We are unable to appreciate the distinction drawn by High Court between
"advance tax" and "payment in advance of the tax" mentioned
in sub-section 172(7) of the Act. We hold that the distinction so drawn has no
basis. The High Court has further held that the payment made under Section
172(4) of the Act is not a payment of advance tax under the Act. We are afraid
that the High Court has failed to give due effect to the language employed in
Section 172(7) of the Act and the scope of the legal fiction enshrined therein.
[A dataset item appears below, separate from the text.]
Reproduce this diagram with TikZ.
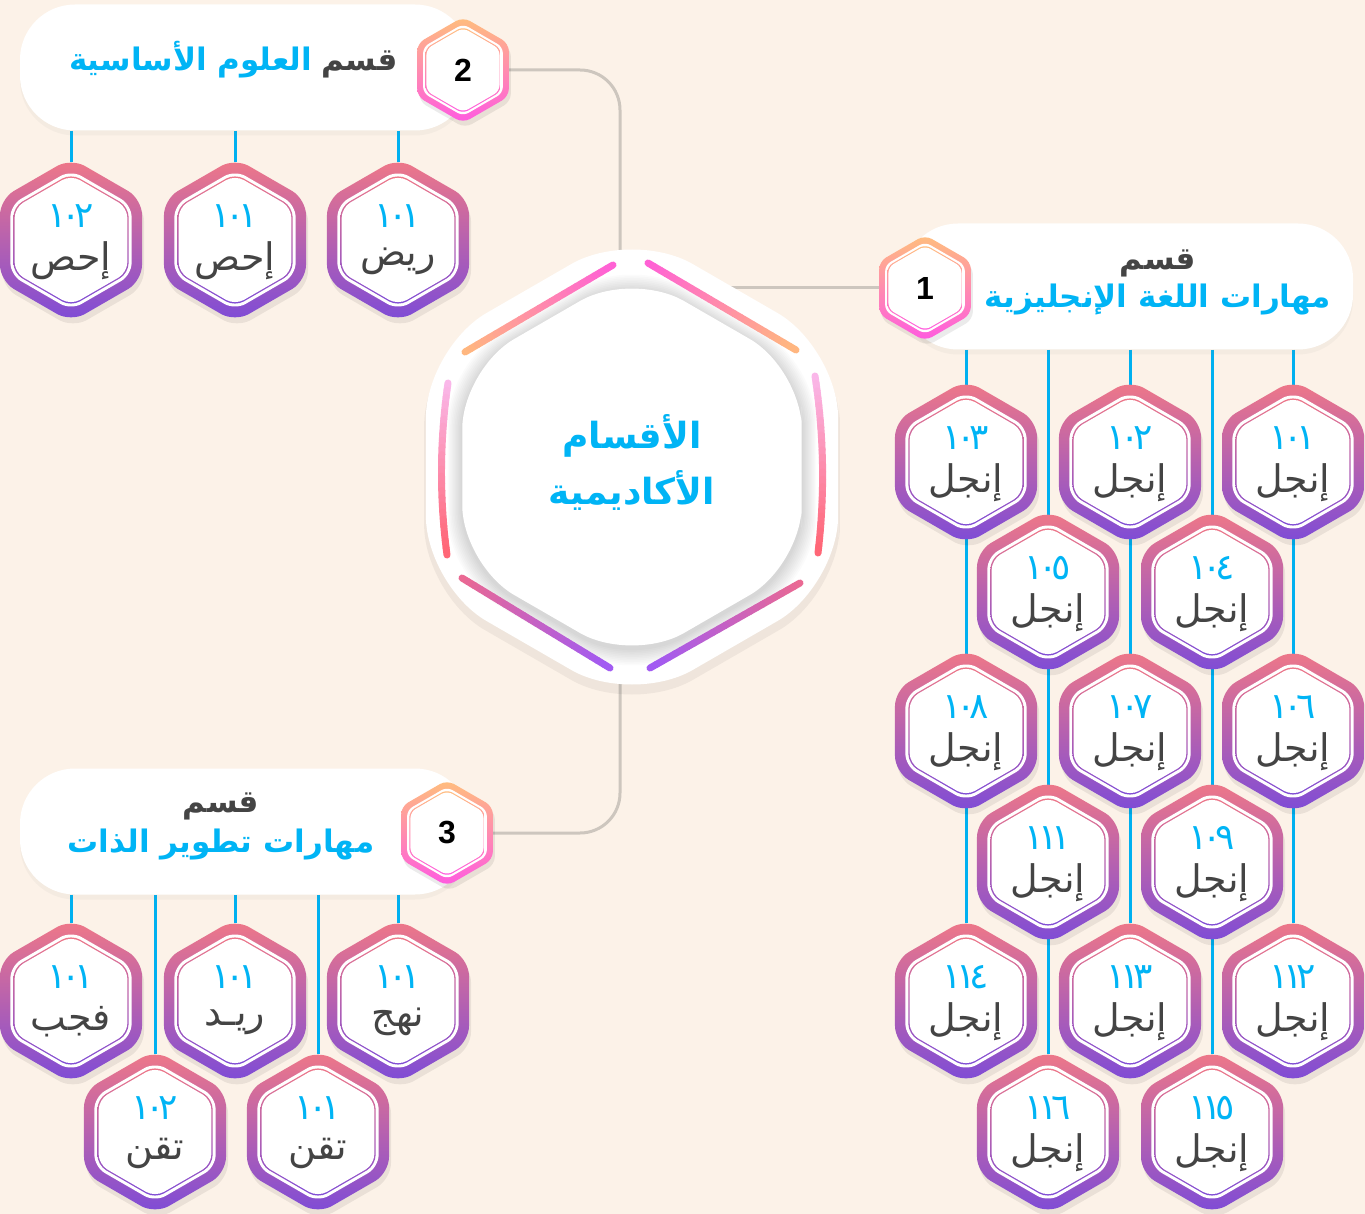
\documentclass[tikz,border=0pt]{standalone}
\usepackage{fontspec}
\usetikzlibrary{positioning,shadows}
\TeXXeTstate=1
\newfontfamily\arfont[Script=Arabic]{DejaVu Sans}
\newfontfamily\numfont[LetterSpace=-16]{DejaVu Sans}
\newfontfamily\latfont{Liberation Sans}

\definecolor{paper}{RGB}{252,242,232}
\definecolor{lineblue}{RGB}{0,176,240}
\definecolor{txtblue}{RGB}{0,180,245}
\definecolor{txtgray}{RGB}{68,68,68}
\definecolor{linkgray}{RGB}{205,198,190}
\definecolor{crsA}{RGB}{240,120,135}
\definecolor{crsM}{RGB}{195,100,180}
\definecolor{crsB}{RGB}{125,75,215}
\definecolor{bdgA}{RGB}{255,190,125}
\definecolor{bdgM}{RGB}{255,140,170}
\definecolor{bdgB}{RGB}{255,90,225}
\definecolor{dOrange}{RGB}{255,185,125}
\definecolor{dMagenta}{RGB}{255,95,215}
\definecolor{dPink}{RGB}{250,185,235}
\definecolor{dRed}{RGB}{255,100,115}
\definecolor{dRose}{RGB}{235,105,145}
\definecolor{dPurple}{RGB}{160,90,245}

\pgfdeclarelayer{back}
\pgfdeclarelayer{wires}
\pgfsetlayers{back,wires,main}

\tikzset{
  hexp/.style={insert path={(0:{0.866*(#1)}) -- (30:{#1}) -- (90:{#1}) -- (150:{#1})
    -- (210:{#1}) -- (270:{#1}) -- (330:{#1}) -- cycle}},
  vline/.style={draw=lineblue, line width=3pt},
  link/.style={draw=linkgray, line width=3pt, rounded corners=40pt},
  deptbox/.style={fill=white, rounded corners=55pt, minimum width=450pt, minimum height=126pt,
    drop shadow={opacity=0.06, shadow xshift=0pt, shadow yshift=-5pt}},
  deptword/.style={font=\arfont\bfseries\fontsize{31}{34}\selectfont, text=txtgray, inner sep=0pt},
  deptname/.style={font=\arfont\bfseries\fontsize{31}{34}\selectfont, text=txtblue, inner sep=0pt},
  hubtxt/.style={font=\arfont\bfseries\fontsize{36}{56}\selectfont, text=txtblue, align=center},
  crsnum/.style={font=\numfont\fontsize{36}{38}\selectfont, text=txtblue, inner sep=0pt},
  crsname/.style={font=\arfont\fontsize{38}{40}\selectfont, text=txtgray, inner sep=0pt},
  bdgtxt/.style={font=\latfont\bfseries\fontsize{32}{36}\selectfont, text=black},
  pics/course/.style 2 args={code={
    \fill[black, opacity=0.07, shift={(2,6)}, rounded corners=16pt, hexp=82];
    \shade[top color=crsA, middle color=crsM, bottom color=crsB, rounded corners=16pt, hexp=82];
    \fill[white, rounded corners=12pt, hexp=70];
    \shade[top color=crsA, bottom color=crsB, rounded corners=10pt, hexp=66.5];
    \fill[white, rounded corners=10pt, hexp=65];
    \node[crsnum] (-num) at (0,-24) {#1};
    \node[crsname] (-name) at (0,21) {\beginR #2\endR};
    \coordinate (-top) at (0,-78);
  }},
  pics/badge/.style={code={
    \fill[black, opacity=0.08, shift={(2,5)}, rounded corners=8pt, hexp=53];
    \shade[top color=bdgA, middle color=bdgM, bottom color=bdgB, rounded corners=8pt, hexp=53];
    \fill[white, rounded corners=6pt, hexp=46];
    \shade[top color=bdgA, bottom color=bdgB, rounded corners=6pt, hexp=43.5];
    \fill[white, rounded corners=6pt, hexp=42.2];
    \node[bdgtxt] (-num) {#1};
    \coordinate (-east) at (0:46);
    \coordinate (-west) at (180:46);
  }}
}

\begin{document}
\begin{tikzpicture}[x=1pt,y=-1pt]
\useasboundingbox (0,0) rectangle (1365,1214);
\begin{pgfonlayer}{back}
\fill[paper] (0,0) rectangle (1365,1214);
\end{pgfonlayer}

% department boxes
\node[deptbox] (dept2) at (245,67.5) {};
\node[deptbox] (dept1) at (1128,286.5) {};
\node[deptbox] (dept3) at (245,831.5) {};

\node[deptword, anchor=base east] (dept2w) at (398,71) {\beginR قسم\endR};
\node[deptname, left=9pt of dept2w.base west, anchor=base east] (dept2n) {\beginR العلوم الأساسية\endR};
\node[deptword] (dept1w) at (1158,263) {\beginR قسم\endR};
\node[deptname] (dept1n) at (1158,300) {\beginR مهارات اللغة الإنجليزية\endR};
\node[deptword] (dept3w) at (221,806) {\beginR قسم\endR};
\node[deptname] (dept3n) at (221,845) {\beginR مهارات تطوير الذات\endR};

% hub
\coordinate (hub) at (632,467);
\fill[black, opacity=0.05, shift={(hub)}, shift={(0,8)}, rounded corners=70pt, hexp=240];
\fill[white, shift={(hub)}, rounded corners=70pt, hexp=238];
\foreach \s in {1,...,10}
  \fill[black, opacity=0.014, shift={(hub)}, shift={(0,3)}, rounded corners=60pt, hexp={196+1.7*\s}];
\begin{scope}[shift={(hub)}, line width=7pt, line cap=round]
\foreach \xa/\ya/\xb/\yb/\bw/\ca/\cb in {
    -167/-115/-19/-202/0/dOrange/dMagenta,
    16/-204/164/-117/0/dMagenta/dOrange,
    183/-91/186/86/6/dPink/dRed,
    -184/-84/-185/88/-6/dPink/dRed,
    -170/111/-22/201/0/dRose/dPurple,
    168/116/18/201/0/dRose/dPurple}{
  \foreach \k in {0,...,23}{
    \pgfmathsetmacro\ta{\k/24}
    \pgfmathsetmacro\tb{(\k+1)/24}
    \pgfmathtruncatemacro\pc{100*(\k+0.5)/24}
    \colorlet{segc}{\cb!\pc!\ca}
    \draw[segc] ({\xa+(\xb-(\xa))*\ta+4*(\bw)*\ta*(1-\ta)},{\ya+(\yb-(\ya))*\ta})
      -- ({\xa+(\xb-(\xa))*\tb+4*(\bw)*\tb*(1-\tb)},{\ya+(\yb-(\ya))*\tb});
  }
}
\end{scope}
\fill[white, shift={(hub)}, rounded corners=60pt, hexp=196];
\node[hubtxt] (hubt) at (632,462) {\beginR الأقسام\endR\\\beginR الأكاديمية\endR};

% number badges
\pic (b2) at (463,70) {badge=2};
\pic (b1) at (925,288) {badge=1};
\pic (b3) at (447,833) {badge=3};

% courses
\foreach \nm/\cx/\cy/\cn/\cw in {s1/398/240/١٠١/ريض, s2/235/240/١٠١/إحص, s3/71/240/١٠٢/إحص}
  \pic (\nm) at (\cx,\cy) {course={\cn}{\cw}};
\foreach \nm/\cx/\cy/\cn in {e101/1293/462/١٠١, e102/1130/462/١٠٢, e103/966/462/١٠٣,
    e104/1212/592/١٠٤, e105/1048/592/١٠٥,
    e106/1293/731/١٠٦, e107/1130/731/١٠٧, e108/966/731/١٠٨,
    e109/1212/862/١٠٩, e111/1048/862/١١١,
    e112/1293/1001/١١٢, e113/1130/1001/١١٣, e114/966/1001/١١٤,
    e115/1212/1132/١١٥, e116/1048/1132/١١٦}
  \pic (\nm) at (\cx,\cy) {course={\cn}{إنجل}};
\foreach \nm/\cx/\cy/\cn/\cw in {p1/398/1001/١٠١/نهج, p2/235/1001/١٠١/ريـد, p3/71/1001/١٠١/فجب,
    p4/318/1132/١٠١/تقن, p5/155/1132/١٠٢/تقن}
  \pic (\nm) at (\cx,\cy) {course={\cn}{\cw}};

% connectors
\begin{pgfonlayer}{wires}
\foreach \c in {s1,s2,s3}
  \draw[vline] (\c-top |- dept2.south) -- (\c-top);
\foreach \c in {e112,e113,e114,e115,e116}
  \draw[vline] (\c-top |- dept1.south) -- (\c-top);
\foreach \c in {p1,p2,p3,p4,p5}
  \draw[vline] (\c-top |- dept3.south) -- (\c-top);
\draw[link] (b2-east) -| ([xshift=-12pt]hub);
\draw[link] (b1-west) -- (b1-west -| hub);
\draw[link] ([xshift=-12pt]hub) |- (b3-east);
\end{pgfonlayer}
\end{tikzpicture}
\end{document}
The reasoning of the High Court is rather strained as the distinction drawn is
without any substance or difference.
Section
172(7) of the Act provides for a regular assessment, wherein all the provisions
of the Act will apply. It is not mere provision for adjustment. The High Court
was swayed by the title used in the corresponding provision of the predecessor
Act (Income-tax Act, 1922 -Section 44C), therein there was a heading to the
Section -"Adjustment". Section 172 of the Act contains no such
heading. We hold that the Income-tax Appellate Tribunal was justified in
holding that since the payment made under Section 172 (4) of the Act is, by
fiction, treated as advance tax; all the provisions in respect of the advance
tax will apply and if on regular assessment made under Section 172(7) of the
Act, there is any excess payment made by the assessees, then the assessees
would be entitled to it and also interest thereon under Section 214 of the Act.
We answer the question referred to the High Court in the affirmative, in favour
of the assessees and against the Revenue. The judgment of the High Court is
reversed and this batch of appeals allowed with costs, High including
Advocates' fees quantified as Rs. 5,000/- in each appeal.